EXERCISE INSTRUCTIONS:
An exact copy of all the data is required, with pictures left out.

^^^^

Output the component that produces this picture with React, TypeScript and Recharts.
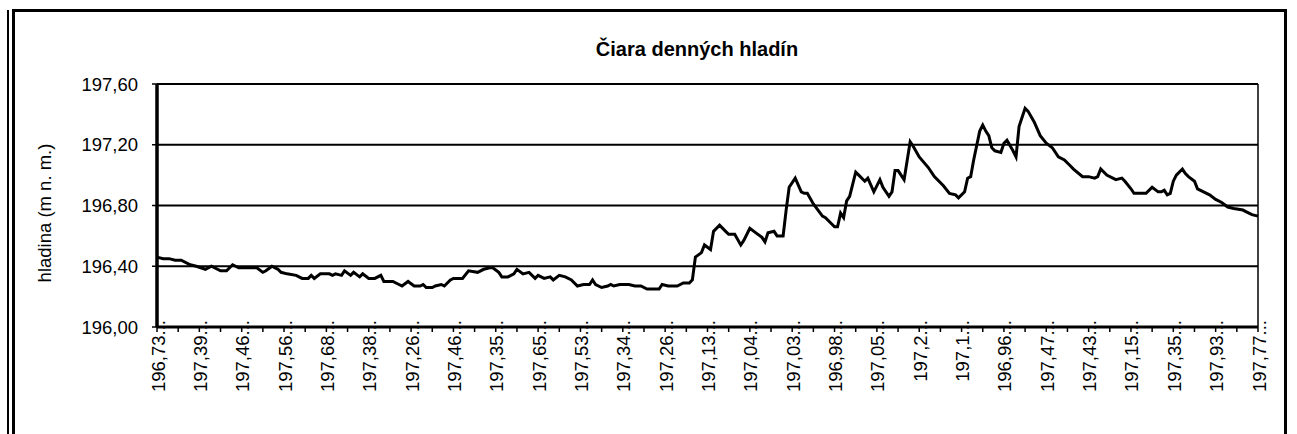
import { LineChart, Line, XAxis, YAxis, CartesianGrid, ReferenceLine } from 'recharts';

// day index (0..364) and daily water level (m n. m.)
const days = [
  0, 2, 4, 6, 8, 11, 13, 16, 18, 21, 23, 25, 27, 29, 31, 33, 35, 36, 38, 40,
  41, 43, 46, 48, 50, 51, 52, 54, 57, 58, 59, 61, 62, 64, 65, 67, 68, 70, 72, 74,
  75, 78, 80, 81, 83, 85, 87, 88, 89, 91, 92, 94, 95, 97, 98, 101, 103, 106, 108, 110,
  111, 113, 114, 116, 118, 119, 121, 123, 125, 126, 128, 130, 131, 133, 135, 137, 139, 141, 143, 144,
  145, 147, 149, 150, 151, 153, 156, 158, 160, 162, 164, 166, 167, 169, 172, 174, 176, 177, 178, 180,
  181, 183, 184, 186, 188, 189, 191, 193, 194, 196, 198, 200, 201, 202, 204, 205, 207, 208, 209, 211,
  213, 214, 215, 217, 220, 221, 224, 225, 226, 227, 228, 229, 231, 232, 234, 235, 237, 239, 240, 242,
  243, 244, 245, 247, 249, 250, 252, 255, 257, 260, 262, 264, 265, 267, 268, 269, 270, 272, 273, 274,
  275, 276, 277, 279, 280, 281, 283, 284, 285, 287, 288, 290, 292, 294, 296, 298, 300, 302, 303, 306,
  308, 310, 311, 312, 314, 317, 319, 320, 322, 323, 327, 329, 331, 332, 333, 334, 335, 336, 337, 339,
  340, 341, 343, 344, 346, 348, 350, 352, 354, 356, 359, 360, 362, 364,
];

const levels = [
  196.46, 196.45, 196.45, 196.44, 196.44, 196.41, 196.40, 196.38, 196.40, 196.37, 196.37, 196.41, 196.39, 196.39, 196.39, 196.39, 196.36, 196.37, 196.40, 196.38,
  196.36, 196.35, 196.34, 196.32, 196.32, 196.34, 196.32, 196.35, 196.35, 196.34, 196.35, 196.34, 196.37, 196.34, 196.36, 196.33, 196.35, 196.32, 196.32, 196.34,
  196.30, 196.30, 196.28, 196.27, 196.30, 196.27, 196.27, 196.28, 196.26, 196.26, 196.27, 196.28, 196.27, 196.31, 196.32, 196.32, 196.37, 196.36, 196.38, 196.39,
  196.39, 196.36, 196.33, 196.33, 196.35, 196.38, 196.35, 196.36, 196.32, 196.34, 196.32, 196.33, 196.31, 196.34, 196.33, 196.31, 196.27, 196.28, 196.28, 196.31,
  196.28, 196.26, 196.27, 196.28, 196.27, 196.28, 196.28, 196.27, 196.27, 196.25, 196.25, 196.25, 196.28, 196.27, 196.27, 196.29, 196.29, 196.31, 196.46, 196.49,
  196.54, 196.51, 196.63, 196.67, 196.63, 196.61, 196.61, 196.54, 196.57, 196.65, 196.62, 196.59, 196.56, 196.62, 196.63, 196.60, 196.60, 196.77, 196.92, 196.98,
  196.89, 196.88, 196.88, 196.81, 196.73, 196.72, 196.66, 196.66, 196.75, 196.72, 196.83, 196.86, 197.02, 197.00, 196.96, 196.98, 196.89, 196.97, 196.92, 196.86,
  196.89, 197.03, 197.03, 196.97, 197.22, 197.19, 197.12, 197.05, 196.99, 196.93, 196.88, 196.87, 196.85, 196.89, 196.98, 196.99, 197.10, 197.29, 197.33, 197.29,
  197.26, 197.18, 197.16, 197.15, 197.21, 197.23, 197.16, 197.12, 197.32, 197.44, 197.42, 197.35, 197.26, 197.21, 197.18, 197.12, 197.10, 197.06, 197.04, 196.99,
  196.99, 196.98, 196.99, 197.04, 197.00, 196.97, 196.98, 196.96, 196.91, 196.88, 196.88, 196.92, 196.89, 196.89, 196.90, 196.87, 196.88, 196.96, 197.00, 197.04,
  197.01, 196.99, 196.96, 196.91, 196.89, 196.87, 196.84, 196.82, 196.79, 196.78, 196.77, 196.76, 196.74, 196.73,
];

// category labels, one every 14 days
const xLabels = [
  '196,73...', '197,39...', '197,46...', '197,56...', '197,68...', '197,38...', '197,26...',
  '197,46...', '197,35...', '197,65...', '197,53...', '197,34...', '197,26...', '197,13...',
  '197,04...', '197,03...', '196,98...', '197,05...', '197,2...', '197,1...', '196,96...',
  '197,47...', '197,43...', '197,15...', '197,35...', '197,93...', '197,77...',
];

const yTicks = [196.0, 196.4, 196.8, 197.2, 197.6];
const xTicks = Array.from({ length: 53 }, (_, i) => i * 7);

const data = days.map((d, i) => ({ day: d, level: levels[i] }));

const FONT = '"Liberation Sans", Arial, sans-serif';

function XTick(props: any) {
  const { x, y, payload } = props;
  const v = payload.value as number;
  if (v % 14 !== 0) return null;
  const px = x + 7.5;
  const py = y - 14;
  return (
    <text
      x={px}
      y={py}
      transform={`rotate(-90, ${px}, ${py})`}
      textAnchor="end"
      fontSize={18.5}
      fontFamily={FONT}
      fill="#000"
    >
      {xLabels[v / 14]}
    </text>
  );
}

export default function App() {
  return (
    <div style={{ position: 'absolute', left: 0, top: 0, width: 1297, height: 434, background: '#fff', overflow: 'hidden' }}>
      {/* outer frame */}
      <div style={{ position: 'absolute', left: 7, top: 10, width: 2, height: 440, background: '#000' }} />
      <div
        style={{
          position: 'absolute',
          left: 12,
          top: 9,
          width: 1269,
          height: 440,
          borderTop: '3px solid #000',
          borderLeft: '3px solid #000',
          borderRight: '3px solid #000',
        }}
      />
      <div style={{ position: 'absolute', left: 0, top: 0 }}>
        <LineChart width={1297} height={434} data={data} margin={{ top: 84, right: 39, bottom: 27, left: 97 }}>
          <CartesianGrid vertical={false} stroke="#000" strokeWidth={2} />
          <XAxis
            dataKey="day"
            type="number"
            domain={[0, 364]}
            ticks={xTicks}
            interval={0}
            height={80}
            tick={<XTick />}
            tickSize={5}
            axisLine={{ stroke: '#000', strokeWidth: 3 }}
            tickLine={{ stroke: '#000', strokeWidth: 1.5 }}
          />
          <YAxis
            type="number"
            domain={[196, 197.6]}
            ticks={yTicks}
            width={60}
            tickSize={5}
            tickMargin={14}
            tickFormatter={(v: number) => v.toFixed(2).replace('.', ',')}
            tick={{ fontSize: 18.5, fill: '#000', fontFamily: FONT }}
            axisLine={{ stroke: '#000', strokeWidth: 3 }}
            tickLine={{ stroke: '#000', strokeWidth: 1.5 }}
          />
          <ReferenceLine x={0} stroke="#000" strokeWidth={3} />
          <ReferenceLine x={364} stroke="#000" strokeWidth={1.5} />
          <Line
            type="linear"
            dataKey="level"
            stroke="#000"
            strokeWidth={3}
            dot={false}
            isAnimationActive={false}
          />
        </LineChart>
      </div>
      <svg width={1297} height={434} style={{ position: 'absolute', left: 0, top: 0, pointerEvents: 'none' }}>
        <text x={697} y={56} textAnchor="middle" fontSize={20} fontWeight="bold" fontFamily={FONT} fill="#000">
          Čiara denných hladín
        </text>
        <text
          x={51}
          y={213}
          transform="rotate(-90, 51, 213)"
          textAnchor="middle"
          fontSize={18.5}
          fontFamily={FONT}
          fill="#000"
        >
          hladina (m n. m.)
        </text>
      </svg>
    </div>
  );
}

^^^^

WRITTEN SOLUTION:
Output the component that produces this picture with React, TypeScript and Recharts.
import { LineChart, Line, XAxis, YAxis, CartesianGrid, ReferenceLine } from 'recharts';

// day index (0..364) and daily water level (m n. m.)
const days = [
  0, 2, 4, 6, 8, 11, 13, 16, 18, 21, 23, 25, 27, 29, 31, 33, 35, 36, 38, 40,
  41, 43, 46, 48, 50, 51, 52, 54, 57, 58, 59, 61, 62, 64, 65, 67, 68, 70, 72, 74,
  75, 78, 80, 81, 83, 85, 87, 88, 89, 91, 92, 94, 95, 97, 98, 101, 103, 106, 108, 110,
  111, 113, 114, 116, 118, 119, 121, 123, 125, 126, 128, 130, 131, 133, 135, 137, 139, 141, 143, 144,
  145, 147, 149, 150, 151, 153, 156, 158, 160, 162, 164, 166, 167, 169, 172, 174, 176, 177, 178, 180,
  181, 183, 184, 186, 188, 189, 191, 193, 194, 196, 198, 200, 201, 202, 204, 205, 207, 208, 209, 211,
  213, 214, 215, 217, 220, 221, 224, 225, 226, 227, 228, 229, 231, 232, 234, 235, 237, 239, 240, 242,
  243, 244, 245, 247, 249, 250, 252, 255, 257, 260, 262, 264, 265, 267, 268, 269, 270, 272, 273, 274,
  275, 276, 277, 279, 280, 281, 283, 284, 285, 287, 288, 290, 292, 294, 296, 298, 300, 302, 303, 306,
  308, 310, 311, 312, 314, 317, 319, 320, 322, 323, 327, 329, 331, 332, 333, 334, 335, 336, 337, 339,
  340, 341, 343, 344, 346, 348, 350, 352, 354, 356, 359, 360, 362, 364,
];

const levels = [
  196.46, 196.45, 196.45, 196.44, 196.44, 196.41, 196.40, 196.38, 196.40, 196.37, 196.37, 196.41, 196.39, 196.39, 196.39, 196.39, 196.36, 196.37, 196.40, 196.38,
  196.36, 196.35, 196.34, 196.32, 196.32, 196.34, 196.32, 196.35, 196.35, 196.34, 196.35, 196.34, 196.37, 196.34, 196.36, 196.33, 196.35, 196.32, 196.32, 196.34,
  196.30, 196.30, 196.28, 196.27, 196.30, 196.27, 196.27, 196.28, 196.26, 196.26, 196.27, 196.28, 196.27, 196.31, 196.32, 196.32, 196.37, 196.36, 196.38, 196.39,
  196.39, 196.36, 196.33, 196.33, 196.35, 196.38, 196.35, 196.36, 196.32, 196.34, 196.32, 196.33, 196.31, 196.34, 196.33, 196.31, 196.27, 196.28, 196.28, 196.31,
  196.28, 196.26, 196.27, 196.28, 196.27, 196.28, 196.28, 196.27, 196.27, 196.25, 196.25, 196.25, 196.28, 196.27, 196.27, 196.29, 196.29, 196.31, 196.46, 196.49,
  196.54, 196.51, 196.63, 196.67, 196.63, 196.61, 196.61, 196.54, 196.57, 196.65, 196.62, 196.59, 196.56, 196.62, 196.63, 196.60, 196.60, 196.77, 196.92, 196.98,
  196.89, 196.88, 196.88, 196.81, 196.73, 196.72, 196.66, 196.66, 196.75, 196.72, 196.83, 196.86, 197.02, 197.00, 196.96, 196.98, 196.89, 196.97, 196.92, 196.86,
  196.89, 197.03, 197.03, 196.97, 197.22, 197.19, 197.12, 197.05, 196.99, 196.93, 196.88, 196.87, 196.85, 196.89, 196.98, 196.99, 197.10, 197.29, 197.33, 197.29,
  197.26, 197.18, 197.16, 197.15, 197.21, 197.23, 197.16, 197.12, 197.32, 197.44, 197.42, 197.35, 197.26, 197.21, 197.18, 197.12, 197.10, 197.06, 197.04, 196.99,
  196.99, 196.98, 196.99, 197.04, 197.00, 196.97, 196.98, 196.96, 196.91, 196.88, 196.88, 196.92, 196.89, 196.89, 196.90, 196.87, 196.88, 196.96, 197.00, 197.04,
  197.01, 196.99, 196.96, 196.91, 196.89, 196.87, 196.84, 196.82, 196.79, 196.78, 196.77, 196.76, 196.74, 196.73,
];

// category labels, one every 14 days
const xLabels = [
  '196,73...', '197,39...', '197,46...', '197,56...', '197,68...', '197,38...', '197,26...',
  '197,46...', '197,35...', '197,65...', '197,53...', '197,34...', '197,26...', '197,13...',
  '197,04...', '197,03...', '196,98...', '197,05...', '197,2...', '197,1...', '196,96...',
  '197,47...', '197,43...', '197,15...', '197,35...', '197,93...', '197,77...',
];

const yTicks = [196.0, 196.4, 196.8, 197.2, 197.6];
const xTicks = Array.from({ length: 53 }, (_, i) => i * 7);

const data = days.map((d, i) => ({ day: d, level: levels[i] }));

const FONT = '"Liberation Sans", Arial, sans-serif';

function XTick(props: any) {
  const { x, y, payload } = props;
  const v = payload.value as number;
  if (v % 14 !== 0) return null;
  const px = x + 7.5;
  const py = y - 14;
  return (
    <text
      x={px}
      y={py}
      transform={`rotate(-90, ${px}, ${py})`}
      textAnchor="end"
      fontSize={18.5}
      fontFamily={FONT}
      fill="#000"
    >
      {xLabels[v / 14]}
    </text>
  );
}

export default function App() {
  return (
    <div style={{ position: 'absolute', left: 0, top: 0, width: 1297, height: 434, background: '#fff', overflow: 'hidden' }}>
      {/* outer frame */}
      <div style={{ position: 'absolute', left: 7, top: 10, width: 2, height: 440, background: '#000' }} />
      <div
        style={{
          position: 'absolute',
          left: 12,
          top: 9,
          width: 1269,
          height: 440,
          borderTop: '3px solid #000',
          borderLeft: '3px solid #000',
          borderRight: '3px solid #000',
        }}
      />
      <div style={{ position: 'absolute', left: 0, top: 0 }}>
        <LineChart width={1297} height={434} data={data} margin={{ top: 84, right: 39, bottom: 27, left: 97 }}>
          <CartesianGrid vertical={false} stroke="#000" strokeWidth={2} />
          <XAxis
            dataKey="day"
            type="number"
            domain={[0, 364]}
            ticks={xTicks}
            interval={0}
            height={80}
            tick={<XTick />}
            tickSize={5}
            axisLine={{ stroke: '#000', strokeWidth: 3 }}
            tickLine={{ stroke: '#000', strokeWidth: 1.5 }}
          />
          <YAxis
            type="number"
            domain={[196, 197.6]}
            ticks={yTicks}
            width={60}
            tickSize={5}
            tickMargin={14}
            tickFormatter={(v: number) => v.toFixed(2).replace('.', ',')}
            tick={{ fontSize: 18.5, fill: '#000', fontFamily: FONT }}
            axisLine={{ stroke: '#000', strokeWidth: 3 }}
            tickLine={{ stroke: '#000', strokeWidth: 1.5 }}
          />
          <ReferenceLine x={0} stroke="#000" strokeWidth={3} />
          <ReferenceLine x={364} stroke="#000" strokeWidth={1.5} />
          <Line
            type="linear"
            dataKey="level"
            stroke="#000"
            strokeWidth={3}
            dot={false}
            isAnimationActive={false}
          />
        </LineChart>
      </div>
      <svg width={1297} height={434} style={{ position: 'absolute', left: 0, top: 0, pointerEvents: 'none' }}>
        <text x={697} y={56} textAnchor="middle" fontSize={20} fontWeight="bold" fontFamily={FONT} fill="#000">
          Čiara denných hladín
        </text>
        <text
          x={51}
          y={213}
          transform="rotate(-90, 51, 213)"
          textAnchor="middle"
          fontSize={18.5}
          fontFamily={FONT}
          fill="#000"
        >
          hladina (m n. m.)
        </text>
      </svg>
    </div>
  );
}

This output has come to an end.